Source code of charts

━━━━━━

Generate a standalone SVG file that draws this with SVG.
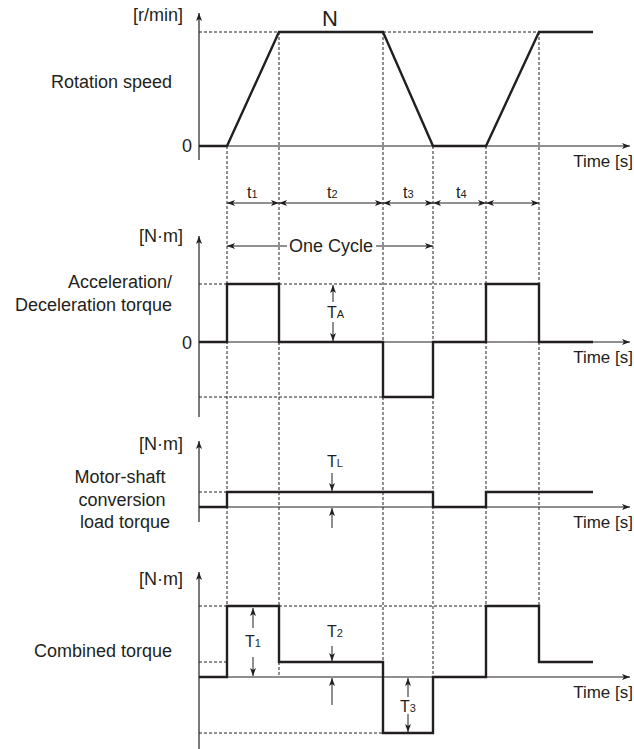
<svg xmlns="http://www.w3.org/2000/svg" width="634" height="749" viewBox="0 0 634 749">
<style>
text{font-family:"Liberation Sans",Arial,Helvetica,sans-serif;fill:#231f20}
.lbl{font-size:18px}
.tm{font-size:17px;text-anchor:end}
.sub{font-size:11px}
.wave{fill:none;stroke:#231f20;stroke-width:2.4;stroke-linejoin:miter}
.axis{fill:none;stroke:#231f20;stroke-width:1.2}
.dash{fill:none;stroke:#231f20;stroke-width:1;stroke-dasharray:3 2}
.dim{fill:none;stroke:#231f20;stroke-width:1}
</style>
<defs>
<marker id="ah" viewBox="0 0 8 6" refX="8" refY="3" markerWidth="8" markerHeight="6" orient="auto-start-reverse" markerUnits="userSpaceOnUse">
<path d="M0,0 L8,3 L0,6 L2,3 z" fill="#231f20"/>
</marker>
</defs>

<g id="guides">
<path class="dash" d="M227,146V606 M279,32V677 M383,32V733 M433,146V677 M486,146V606 M539,32V606"/>
<path class="dash" d="M199,32H279 M383,32H539 M199,284H227 M279,284H486 M199,397H383 M199,492H227 M199,606H227 M279,606H486 M199,662H227 M199,733H383"/>
</g>

<g id="chart-speed">
<line class="axis" x1="199" y1="160" x2="199" y2="13" marker-end="url(#ah)"/>
<line class="axis" x1="199" y1="146" x2="630" y2="146" marker-end="url(#ah)"/>
<polyline class="wave" points="199,146 227,146 279,32 383,32 433,146 486,146 539,32 593,32"/>
<text class="lbl" x="183" y="21" text-anchor="end">[r/min]</text>
<text class="lbl" x="172" y="88" text-anchor="end">Rotation speed</text>
<text class="lbl" x="192" y="152" text-anchor="end">0</text>
<text x="330" y="26" font-size="22" text-anchor="middle">N</text>
<text class="tm" x="633" y="167">Time [s]</text>
</g>

<g id="time-intervals">
<line class="dim" x1="227" y1="203" x2="279" y2="203" marker-start="url(#ah)" marker-end="url(#ah)"/>
<line class="dim" x1="279" y1="203" x2="383" y2="203" marker-start="url(#ah)" marker-end="url(#ah)"/>
<line class="dim" x1="383" y1="203" x2="433" y2="203" marker-start="url(#ah)" marker-end="url(#ah)"/>
<line class="dim" x1="433" y1="203" x2="486" y2="203" marker-start="url(#ah)" marker-end="url(#ah)"/>
<line class="dim" x1="486" y1="203" x2="539" y2="203" marker-start="url(#ah)" marker-end="url(#ah)"/>
<text x="247" y="198" font-size="16">t<tspan class="sub">1</tspan></text>
<text x="327" y="198" font-size="16">t<tspan class="sub">2</tspan></text>
<text x="403" y="198" font-size="16">t<tspan class="sub">3</tspan></text>
<text x="456" y="198" font-size="16">t<tspan class="sub">4</tspan></text>
<line class="dim" x1="287" y1="246" x2="227" y2="246" marker-end="url(#ah)"/>
<line class="dim" x1="376" y1="246" x2="433" y2="246" marker-end="url(#ah)"/>
<text class="lbl" x="331" y="252" text-anchor="middle">One Cycle</text>
</g>

<g id="chart-accel">
<line class="axis" x1="199" y1="417" x2="199" y2="236" marker-end="url(#ah)"/>
<line class="axis" x1="199" y1="342" x2="630" y2="342" marker-end="url(#ah)"/>
<polyline class="wave" points="199,342 227,342 227,284 279,284 279,342 383,342 383,397 433,397 433,342 486,342 486,284 539,284 539,342 593,342"/>
<text class="lbl" x="183" y="242" text-anchor="end">[N·m]</text>
<text class="lbl" x="172" y="288" text-anchor="end">Acceleration/</text>
<text class="lbl" x="172" y="311" text-anchor="end">Deceleration torque</text>
<text class="lbl" x="192" y="349" text-anchor="end">0</text>
<line class="dim" x1="333" y1="302" x2="333" y2="285" marker-end="url(#ah)"/>
<line class="dim" x1="333" y1="322" x2="333" y2="341" marker-end="url(#ah)"/>
<text x="327" y="318" font-size="16">T<tspan class="sub">A</tspan></text>
<text class="tm" x="633" y="363">Time [s]</text>
</g>

<g id="chart-load">
<line class="axis" x1="199" y1="522" x2="199" y2="441" marker-end="url(#ah)"/>
<line class="axis" x1="199" y1="507" x2="630" y2="507" marker-end="url(#ah)"/>
<polyline class="wave" points="199,507 227,507 227,492 433,492 433,507 486,507 486,492 593,492"/>
<text class="lbl" x="183" y="450" text-anchor="end">[N·m]</text>
<text class="lbl" x="120" y="483" text-anchor="middle">Motor-shaft</text>
<text class="lbl" x="122" y="506" text-anchor="middle">conversion</text>
<text class="lbl" x="125" y="528" text-anchor="middle">load torque</text>
<line class="dim" x1="332" y1="473" x2="332" y2="491" marker-end="url(#ah)"/>
<line class="dim" x1="332" y1="528" x2="332" y2="508" marker-end="url(#ah)"/>
<text x="327" y="467" font-size="16">T<tspan class="sub">L</tspan></text>
<text class="tm" x="633" y="528">Time [s]</text>
</g>

<g id="chart-combined">
<line class="axis" x1="199" y1="749" x2="199" y2="572" marker-end="url(#ah)"/>
<line class="axis" x1="199" y1="677" x2="630" y2="677" marker-end="url(#ah)"/>
<polyline class="wave" points="199,677 227,677 227,606 279,606 279,662 383,662 383,733 433,733 433,677 486,677 486,606 539,606 539,662 593,662"/>
<text class="lbl" x="183" y="585" text-anchor="end">[N·m]</text>
<text class="lbl" x="172" y="657" text-anchor="end">Combined torque</text>
<line class="dim" x1="253" y1="628" x2="253" y2="608" marker-end="url(#ah)"/>
<line class="dim" x1="253" y1="657" x2="253" y2="676" marker-end="url(#ah)"/>
<text x="245" y="647" font-size="16">T<tspan class="sub">1</tspan></text>
<line class="dim" x1="332" y1="646" x2="332" y2="661" marker-end="url(#ah)"/>
<line class="dim" x1="332" y1="705" x2="332" y2="678" marker-end="url(#ah)"/>
<text x="327" y="637" font-size="16">T<tspan class="sub">2</tspan></text>
<line class="dim" x1="408" y1="697" x2="408" y2="678" marker-end="url(#ah)"/>
<line class="dim" x1="408" y1="714" x2="408" y2="732" marker-end="url(#ah)"/>
<text x="400" y="712" font-size="16">T<tspan class="sub">3</tspan></text>
<text class="tm" x="633" y="698">Time [s]</text>
</g>
</svg>
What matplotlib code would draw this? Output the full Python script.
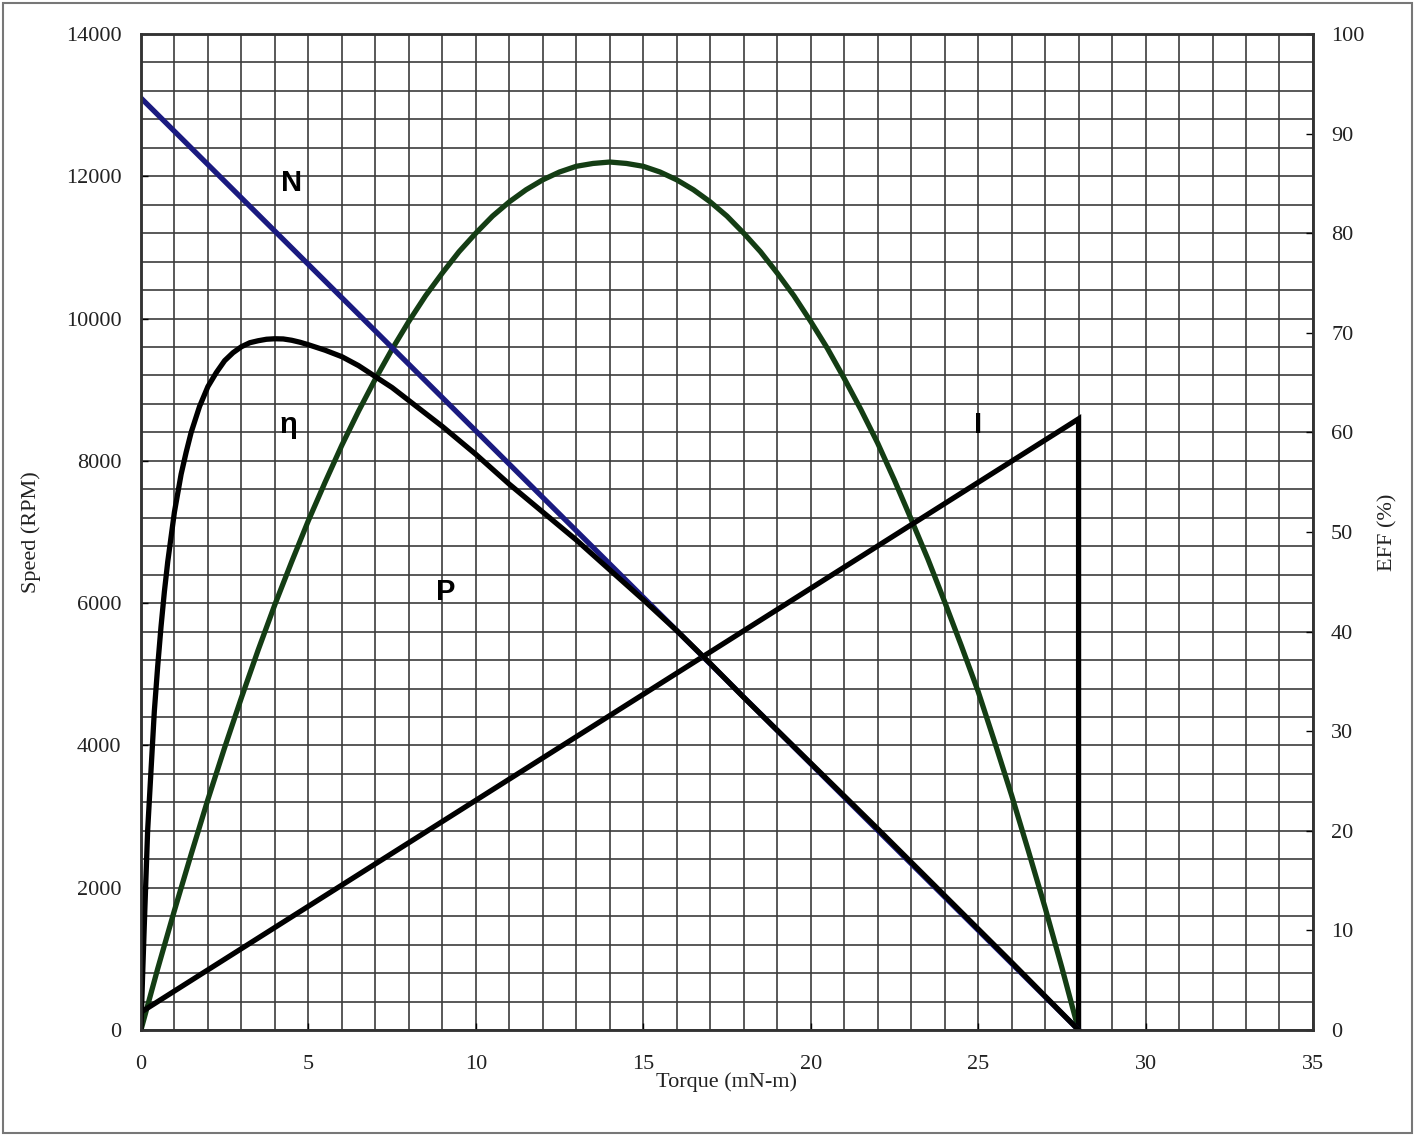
import matplotlib.pyplot as plt
from matplotlib.ticker import MultipleLocator
from matplotlib.patches import Rectangle

# speed line (RPM)
speed_torque = [0, 28]
speed_rpm = [13100, 0]

# output power curve, plotted on the speed scale (read every 0.5 mN-m)
power_torque = [i * 0.5 for i in range(57)]
power_vals = [0, 860, 1680, 2470, 3240, 3970, 4670, 5340, 5980, 6580, 7160, 7700,
              8220, 8700, 9150, 9570, 9960, 10320, 10640, 10940, 11200, 11440,
              11640, 11810, 11950, 12060, 12140, 12180, 12200, 12180, 12140, 12060,
              11950, 11810, 11640, 11440, 11200, 10940, 10640, 10320, 9960, 9580,
              9160, 8720, 8250, 7730, 7180, 6620, 6020, 5400, 4760, 4040,
              3300, 2520, 1720, 880, 0]

# current line, drops to zero at stall torque
current_torque = [0, 28, 28]
current_vals = [250, 8590, 0]

# efficiency (%)
eff_torque = [0, 0.05, 0.1, 0.15, 0.2, 0.3, 0.4, 0.5, 0.6, 0.7, 0.8, 0.9, 1.0, 1.2,
              1.35, 1.5, 1.75, 2, 2.25, 2.5, 2.75, 3, 3.25, 3.5, 3.75, 4, 4.25, 4.5,
              4.75, 5, 5.5, 6, 6.5, 7, 7.5, 8, 9, 10, 11, 12, 13, 14, 15, 16, 17, 18,
              20, 22, 24, 26, 28]
eff_pct = [0, 5.5, 10.5, 15.3, 20, 26, 32, 36.5, 40.5, 44, 47, 49.5, 52, 55.8,
           58, 60, 62.6, 64.6, 66.0, 67.2, 68.0, 68.6, 69.0, 69.2, 69.35, 69.4,
           69.38, 69.25, 69.05, 68.8, 68.25, 67.6, 66.7, 65.6, 64.5, 63.2, 60.6,
           57.8, 54.8, 52.0, 49.2, 46.2, 43.2, 40.1, 36.8, 33.4, 26.8, 20.2, 13.5,
           6.8, 0]

curve_labels = ['N', 'η', 'P', 'I']
label_torque = [4.5, 4.4, 9.1, 25.0]
label_rpm = [11900, 8500, 6150, 8500]

serif = 'Liberation Serif'
sans = 'Liberation Sans'

fig = plt.figure(figsize=(14.15, 11.36), dpi=100)
ax = fig.add_axes([0.0996, 0.0933, 0.8283, 0.8768])
ax2 = ax.twinx()

ax.set_xlim(0, 35)
ax.set_ylim(0, 14000)
ax2.set_ylim(0, 100)

ax.xaxis.set_major_locator(MultipleLocator(5))
ax.xaxis.set_minor_locator(MultipleLocator(1))
ax.yaxis.set_major_locator(MultipleLocator(2000))
ax.yaxis.set_minor_locator(MultipleLocator(400))
ax2.yaxis.set_major_locator(MultipleLocator(10))

ax.grid(which='both', color='#3c3c3c', linewidth=1.2)
ax.set_axisbelow(True)

ax.tick_params(which='major', direction='in', length=5, width=1, labelsize=16, pad=14)
ax.tick_params(axis='x', pad=18)
ax.tick_params(which='minor', length=0)
ax2.tick_params(direction='in', length=5, width=1, labelsize=16, pad=13)
for t in ax.get_xticklabels() + ax.get_yticklabels() + ax2.get_yticklabels():
    t.set_fontfamily(serif)
    t.set_color('#222222')

for a in (ax, ax2):
    for s in a.spines.values():
        s.set_linewidth(1.8)
        s.set_color('#333333')

lw = 3.8
ax.plot(power_torque, power_vals, color='#143d14', lw=lw, solid_capstyle='round')
ax.plot(current_torque, current_vals, color='black', lw=lw, solid_joinstyle='miter')
ax.plot(speed_torque, speed_rpm, color='#1a1a80', lw=lw)
ax2.plot(eff_torque, eff_pct, color='black', lw=lw)

for txt, x, y in zip(curve_labels, label_torque, label_rpm):
    ax.text(x, y, txt, fontsize=21, fontweight='bold', family=sans,
            ha='center', va='center')

ax.set_xlabel('Torque (mN-m)', fontsize=16, family=serif, color='#222222', labelpad=-1)
ax.set_ylabel('Speed (RPM)', fontsize=16, family=serif, color='#222222', labelpad=18)
ax2.set_ylabel('EFF (%)', fontsize=16, family=serif, color='#222222', labelpad=10)

fig.patches.append(Rectangle((0.002, 0.003), 0.996, 0.994, transform=fig.transFigure,
                             fill=False, edgecolor='#777777', linewidth=1.5))

fig.savefig('out.png', dpi=100)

━━━━━━

### [Set problem]
Return all the lines that contain the string "matplotlib".

### [Full output]
What matplotlib code would draw this? Output the full Python script.
import matplotlib.pyplot as plt
from matplotlib.ticker import MultipleLocator
from matplotlib.patches import Rectangle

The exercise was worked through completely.